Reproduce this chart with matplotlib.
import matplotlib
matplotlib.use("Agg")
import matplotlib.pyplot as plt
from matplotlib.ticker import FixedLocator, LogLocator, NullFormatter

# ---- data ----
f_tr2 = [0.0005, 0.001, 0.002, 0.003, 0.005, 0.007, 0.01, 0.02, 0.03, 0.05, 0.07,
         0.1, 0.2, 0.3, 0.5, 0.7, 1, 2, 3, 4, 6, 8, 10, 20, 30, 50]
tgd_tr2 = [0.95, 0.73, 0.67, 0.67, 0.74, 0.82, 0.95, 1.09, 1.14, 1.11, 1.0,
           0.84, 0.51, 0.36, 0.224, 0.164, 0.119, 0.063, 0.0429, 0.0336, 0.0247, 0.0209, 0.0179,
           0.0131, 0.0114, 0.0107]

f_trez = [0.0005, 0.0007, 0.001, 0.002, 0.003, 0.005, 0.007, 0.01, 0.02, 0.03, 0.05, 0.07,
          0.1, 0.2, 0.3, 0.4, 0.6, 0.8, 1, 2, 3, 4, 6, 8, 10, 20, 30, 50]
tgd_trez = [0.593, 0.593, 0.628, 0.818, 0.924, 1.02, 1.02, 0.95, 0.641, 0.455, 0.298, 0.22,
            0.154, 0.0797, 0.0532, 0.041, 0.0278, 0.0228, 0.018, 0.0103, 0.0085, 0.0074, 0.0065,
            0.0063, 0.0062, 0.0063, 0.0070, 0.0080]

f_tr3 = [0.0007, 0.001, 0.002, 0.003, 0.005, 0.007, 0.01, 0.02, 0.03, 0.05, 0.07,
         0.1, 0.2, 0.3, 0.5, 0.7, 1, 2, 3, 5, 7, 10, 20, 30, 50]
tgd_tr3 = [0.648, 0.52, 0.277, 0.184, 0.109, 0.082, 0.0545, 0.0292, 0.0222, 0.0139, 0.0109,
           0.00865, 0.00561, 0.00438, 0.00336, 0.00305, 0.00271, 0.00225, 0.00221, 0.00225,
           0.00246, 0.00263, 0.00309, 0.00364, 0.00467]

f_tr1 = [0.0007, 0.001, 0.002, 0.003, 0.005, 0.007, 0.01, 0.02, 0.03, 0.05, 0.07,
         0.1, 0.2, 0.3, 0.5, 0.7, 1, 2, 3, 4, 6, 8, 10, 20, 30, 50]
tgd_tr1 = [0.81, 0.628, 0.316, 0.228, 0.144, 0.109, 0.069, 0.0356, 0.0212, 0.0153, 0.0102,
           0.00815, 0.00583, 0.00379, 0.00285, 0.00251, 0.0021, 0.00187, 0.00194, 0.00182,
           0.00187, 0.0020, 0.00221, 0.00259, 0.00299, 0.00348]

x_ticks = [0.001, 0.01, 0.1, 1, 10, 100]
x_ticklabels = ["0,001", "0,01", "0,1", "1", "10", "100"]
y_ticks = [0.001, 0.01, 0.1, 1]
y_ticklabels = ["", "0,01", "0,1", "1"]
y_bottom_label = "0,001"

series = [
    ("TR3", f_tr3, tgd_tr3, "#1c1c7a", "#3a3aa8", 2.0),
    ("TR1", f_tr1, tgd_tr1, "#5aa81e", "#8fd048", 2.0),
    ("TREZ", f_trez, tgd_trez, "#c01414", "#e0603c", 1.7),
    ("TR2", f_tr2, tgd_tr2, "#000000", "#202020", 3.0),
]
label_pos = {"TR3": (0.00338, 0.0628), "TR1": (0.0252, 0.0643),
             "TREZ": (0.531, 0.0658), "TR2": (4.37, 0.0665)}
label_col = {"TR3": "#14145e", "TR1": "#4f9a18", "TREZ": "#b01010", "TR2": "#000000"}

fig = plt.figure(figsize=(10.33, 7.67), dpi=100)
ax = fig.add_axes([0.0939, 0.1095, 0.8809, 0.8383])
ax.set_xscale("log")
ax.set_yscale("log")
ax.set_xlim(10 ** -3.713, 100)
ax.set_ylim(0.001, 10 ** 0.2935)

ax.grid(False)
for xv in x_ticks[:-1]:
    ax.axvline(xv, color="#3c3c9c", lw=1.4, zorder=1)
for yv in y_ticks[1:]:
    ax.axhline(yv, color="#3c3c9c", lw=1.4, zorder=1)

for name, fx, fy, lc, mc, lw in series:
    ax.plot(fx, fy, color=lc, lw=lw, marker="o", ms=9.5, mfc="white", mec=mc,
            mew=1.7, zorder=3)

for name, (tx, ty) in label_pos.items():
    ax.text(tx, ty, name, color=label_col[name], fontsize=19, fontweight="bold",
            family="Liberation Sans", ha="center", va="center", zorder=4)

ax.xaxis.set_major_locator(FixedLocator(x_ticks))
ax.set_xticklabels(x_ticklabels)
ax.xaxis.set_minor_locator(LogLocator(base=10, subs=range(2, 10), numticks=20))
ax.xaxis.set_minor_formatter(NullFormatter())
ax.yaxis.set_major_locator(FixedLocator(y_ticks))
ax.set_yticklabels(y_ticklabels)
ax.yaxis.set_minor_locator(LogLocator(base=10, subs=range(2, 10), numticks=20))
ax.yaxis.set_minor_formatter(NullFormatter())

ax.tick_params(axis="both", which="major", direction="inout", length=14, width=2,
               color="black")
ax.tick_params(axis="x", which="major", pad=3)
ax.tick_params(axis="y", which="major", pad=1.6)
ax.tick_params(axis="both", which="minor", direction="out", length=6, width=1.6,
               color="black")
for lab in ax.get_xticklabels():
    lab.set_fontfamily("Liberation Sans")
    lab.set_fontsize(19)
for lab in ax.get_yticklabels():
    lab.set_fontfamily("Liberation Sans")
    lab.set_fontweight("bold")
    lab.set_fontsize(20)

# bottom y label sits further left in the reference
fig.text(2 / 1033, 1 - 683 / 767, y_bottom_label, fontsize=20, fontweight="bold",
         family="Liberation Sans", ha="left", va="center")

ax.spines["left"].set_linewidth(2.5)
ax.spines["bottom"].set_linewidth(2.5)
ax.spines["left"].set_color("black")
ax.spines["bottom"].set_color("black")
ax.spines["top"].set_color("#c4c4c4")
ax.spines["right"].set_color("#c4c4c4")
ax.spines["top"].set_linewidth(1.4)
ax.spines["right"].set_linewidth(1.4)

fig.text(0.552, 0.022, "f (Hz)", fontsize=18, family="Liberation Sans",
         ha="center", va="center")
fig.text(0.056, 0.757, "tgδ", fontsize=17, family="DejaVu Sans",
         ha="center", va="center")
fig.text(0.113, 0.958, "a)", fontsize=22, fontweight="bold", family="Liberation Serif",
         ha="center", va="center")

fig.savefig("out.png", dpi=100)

...

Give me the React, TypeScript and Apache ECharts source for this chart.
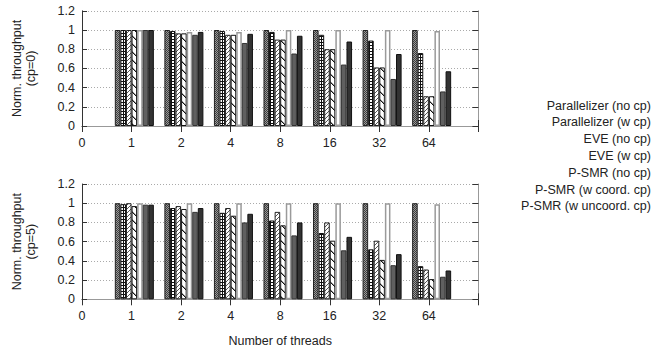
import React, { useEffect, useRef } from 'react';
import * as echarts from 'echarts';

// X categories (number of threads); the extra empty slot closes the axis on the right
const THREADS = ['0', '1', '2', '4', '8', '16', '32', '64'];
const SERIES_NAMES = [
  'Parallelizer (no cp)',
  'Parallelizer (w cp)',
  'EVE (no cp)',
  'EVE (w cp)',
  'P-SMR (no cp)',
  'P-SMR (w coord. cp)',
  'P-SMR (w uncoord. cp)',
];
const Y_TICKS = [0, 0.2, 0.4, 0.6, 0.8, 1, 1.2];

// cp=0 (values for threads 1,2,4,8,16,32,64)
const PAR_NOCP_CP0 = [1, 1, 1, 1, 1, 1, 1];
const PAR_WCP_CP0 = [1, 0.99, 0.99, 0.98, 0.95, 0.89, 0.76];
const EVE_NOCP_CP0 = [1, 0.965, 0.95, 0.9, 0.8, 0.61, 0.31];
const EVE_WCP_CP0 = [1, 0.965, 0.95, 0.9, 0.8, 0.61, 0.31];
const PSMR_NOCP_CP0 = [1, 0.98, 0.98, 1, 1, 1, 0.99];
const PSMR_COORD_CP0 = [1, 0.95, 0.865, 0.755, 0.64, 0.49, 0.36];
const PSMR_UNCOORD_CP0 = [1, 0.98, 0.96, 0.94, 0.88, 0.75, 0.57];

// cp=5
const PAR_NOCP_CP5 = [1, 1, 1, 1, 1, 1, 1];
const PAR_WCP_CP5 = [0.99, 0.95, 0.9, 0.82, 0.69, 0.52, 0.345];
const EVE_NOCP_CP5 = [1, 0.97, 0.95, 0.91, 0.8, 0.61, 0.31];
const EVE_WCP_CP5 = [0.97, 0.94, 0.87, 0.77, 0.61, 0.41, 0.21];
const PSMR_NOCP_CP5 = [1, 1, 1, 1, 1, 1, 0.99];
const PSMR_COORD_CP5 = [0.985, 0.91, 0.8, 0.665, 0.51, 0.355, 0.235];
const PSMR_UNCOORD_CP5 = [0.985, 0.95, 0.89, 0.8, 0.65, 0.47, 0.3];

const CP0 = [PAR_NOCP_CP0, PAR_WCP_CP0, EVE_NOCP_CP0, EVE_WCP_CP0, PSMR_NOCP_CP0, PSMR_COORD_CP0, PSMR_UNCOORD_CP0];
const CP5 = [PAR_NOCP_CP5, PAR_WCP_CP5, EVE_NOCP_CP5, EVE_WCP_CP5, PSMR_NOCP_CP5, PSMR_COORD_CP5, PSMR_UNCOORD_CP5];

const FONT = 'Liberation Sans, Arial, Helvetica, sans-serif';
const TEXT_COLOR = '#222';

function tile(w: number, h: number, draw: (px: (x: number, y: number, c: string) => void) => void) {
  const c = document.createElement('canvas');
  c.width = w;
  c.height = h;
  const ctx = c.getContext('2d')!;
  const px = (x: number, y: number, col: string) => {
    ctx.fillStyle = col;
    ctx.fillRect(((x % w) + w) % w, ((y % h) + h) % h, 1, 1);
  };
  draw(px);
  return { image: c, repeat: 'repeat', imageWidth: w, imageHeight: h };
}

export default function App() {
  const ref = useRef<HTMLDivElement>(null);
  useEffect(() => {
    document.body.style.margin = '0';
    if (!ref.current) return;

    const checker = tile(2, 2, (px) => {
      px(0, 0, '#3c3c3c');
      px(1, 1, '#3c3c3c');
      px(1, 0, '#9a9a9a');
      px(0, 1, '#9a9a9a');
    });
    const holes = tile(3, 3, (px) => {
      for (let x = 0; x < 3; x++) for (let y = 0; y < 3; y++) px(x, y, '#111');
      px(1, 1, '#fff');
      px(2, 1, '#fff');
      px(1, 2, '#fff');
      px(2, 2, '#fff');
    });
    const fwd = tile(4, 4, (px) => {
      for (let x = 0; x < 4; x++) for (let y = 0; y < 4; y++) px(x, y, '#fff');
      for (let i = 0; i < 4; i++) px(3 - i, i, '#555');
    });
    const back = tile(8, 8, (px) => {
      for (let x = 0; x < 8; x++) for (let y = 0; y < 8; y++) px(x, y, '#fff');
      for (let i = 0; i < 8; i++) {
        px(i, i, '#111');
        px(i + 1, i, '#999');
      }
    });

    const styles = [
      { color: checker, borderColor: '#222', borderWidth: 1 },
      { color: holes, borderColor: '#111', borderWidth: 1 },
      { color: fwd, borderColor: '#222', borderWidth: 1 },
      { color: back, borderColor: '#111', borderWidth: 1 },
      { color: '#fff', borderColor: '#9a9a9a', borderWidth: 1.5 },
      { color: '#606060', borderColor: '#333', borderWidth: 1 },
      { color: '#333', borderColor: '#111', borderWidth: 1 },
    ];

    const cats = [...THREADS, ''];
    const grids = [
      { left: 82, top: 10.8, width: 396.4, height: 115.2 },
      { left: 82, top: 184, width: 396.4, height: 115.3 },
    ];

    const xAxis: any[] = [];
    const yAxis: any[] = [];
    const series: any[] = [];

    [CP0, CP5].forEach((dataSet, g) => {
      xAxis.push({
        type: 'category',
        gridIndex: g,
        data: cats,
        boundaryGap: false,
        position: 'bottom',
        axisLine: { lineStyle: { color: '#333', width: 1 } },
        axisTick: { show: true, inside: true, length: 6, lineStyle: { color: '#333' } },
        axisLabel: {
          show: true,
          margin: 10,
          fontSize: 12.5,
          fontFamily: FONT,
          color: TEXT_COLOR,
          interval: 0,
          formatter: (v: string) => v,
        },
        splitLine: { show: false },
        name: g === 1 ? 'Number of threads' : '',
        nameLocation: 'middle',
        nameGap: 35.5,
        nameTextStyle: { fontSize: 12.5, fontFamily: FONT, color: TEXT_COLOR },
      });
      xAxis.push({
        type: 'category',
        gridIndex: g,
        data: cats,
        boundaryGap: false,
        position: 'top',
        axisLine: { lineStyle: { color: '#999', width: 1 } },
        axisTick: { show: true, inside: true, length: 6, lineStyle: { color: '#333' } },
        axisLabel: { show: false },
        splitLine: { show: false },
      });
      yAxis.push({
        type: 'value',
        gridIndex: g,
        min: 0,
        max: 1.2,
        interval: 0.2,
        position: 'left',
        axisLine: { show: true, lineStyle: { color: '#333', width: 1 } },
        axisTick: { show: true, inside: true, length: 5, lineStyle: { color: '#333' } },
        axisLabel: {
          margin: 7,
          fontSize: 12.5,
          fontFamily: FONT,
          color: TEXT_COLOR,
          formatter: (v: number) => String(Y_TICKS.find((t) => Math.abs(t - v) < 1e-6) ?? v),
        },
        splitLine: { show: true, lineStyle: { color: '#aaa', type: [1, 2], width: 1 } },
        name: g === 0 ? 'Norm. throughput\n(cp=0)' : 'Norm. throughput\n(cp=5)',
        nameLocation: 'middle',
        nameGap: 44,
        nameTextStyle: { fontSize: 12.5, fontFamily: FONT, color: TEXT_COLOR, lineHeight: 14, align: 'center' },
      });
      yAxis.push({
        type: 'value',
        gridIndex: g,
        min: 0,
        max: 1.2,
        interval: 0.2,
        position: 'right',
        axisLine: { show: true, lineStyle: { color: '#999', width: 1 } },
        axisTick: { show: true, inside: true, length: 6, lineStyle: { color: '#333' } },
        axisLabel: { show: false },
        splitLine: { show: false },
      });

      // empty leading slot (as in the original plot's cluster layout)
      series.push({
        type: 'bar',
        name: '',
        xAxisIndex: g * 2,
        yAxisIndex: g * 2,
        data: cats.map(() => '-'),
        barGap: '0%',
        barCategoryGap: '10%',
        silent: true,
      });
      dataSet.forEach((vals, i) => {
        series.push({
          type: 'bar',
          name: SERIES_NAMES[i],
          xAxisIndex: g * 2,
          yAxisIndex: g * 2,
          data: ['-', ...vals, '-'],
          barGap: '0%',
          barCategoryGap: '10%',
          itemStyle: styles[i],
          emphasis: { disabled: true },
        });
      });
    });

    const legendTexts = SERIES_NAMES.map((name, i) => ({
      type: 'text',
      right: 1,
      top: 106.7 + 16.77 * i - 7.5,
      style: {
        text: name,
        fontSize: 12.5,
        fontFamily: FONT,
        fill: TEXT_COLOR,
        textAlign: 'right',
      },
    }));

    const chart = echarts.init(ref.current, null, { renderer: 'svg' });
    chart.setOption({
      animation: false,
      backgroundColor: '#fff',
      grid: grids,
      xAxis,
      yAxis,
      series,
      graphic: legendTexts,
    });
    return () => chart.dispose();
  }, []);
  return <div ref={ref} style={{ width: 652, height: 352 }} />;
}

* _Task brief_: Everything from the line with "Reproduce this chart with matplotlib." through the line with "0.0063, 0.0062, 0.0063, 0.0070, 0.0080]", both ends included, should be repeated exactly; nothing else should appear.

* _Worked solution_:
Reproduce this chart with matplotlib.
import matplotlib
matplotlib.use("Agg")
import matplotlib.pyplot as plt
from matplotlib.ticker import FixedLocator, LogLocator, NullFormatter

# ---- data ----
f_tr2 = [0.0005, 0.001, 0.002, 0.003, 0.005, 0.007, 0.01, 0.02, 0.03, 0.05, 0.07,
         0.1, 0.2, 0.3, 0.5, 0.7, 1, 2, 3, 4, 6, 8, 10, 20, 30, 50]
tgd_tr2 = [0.95, 0.73, 0.67, 0.67, 0.74, 0.82, 0.95, 1.09, 1.14, 1.11, 1.0,
           0.84, 0.51, 0.36, 0.224, 0.164, 0.119, 0.063, 0.0429, 0.0336, 0.0247, 0.0209, 0.0179,
           0.0131, 0.0114, 0.0107]

f_trez = [0.0005, 0.0007, 0.001, 0.002, 0.003, 0.005, 0.007, 0.01, 0.02, 0.03, 0.05, 0.07,
          0.1, 0.2, 0.3, 0.4, 0.6, 0.8, 1, 2, 3, 4, 6, 8, 10, 20, 30, 50]
tgd_trez = [0.593, 0.593, 0.628, 0.818, 0.924, 1.02, 1.02, 0.95, 0.641, 0.455, 0.298, 0.22,
            0.154, 0.0797, 0.0532, 0.041, 0.0278, 0.0228, 0.018, 0.0103, 0.0085, 0.0074, 0.0065,
            0.0063, 0.0062, 0.0063, 0.0070, 0.0080]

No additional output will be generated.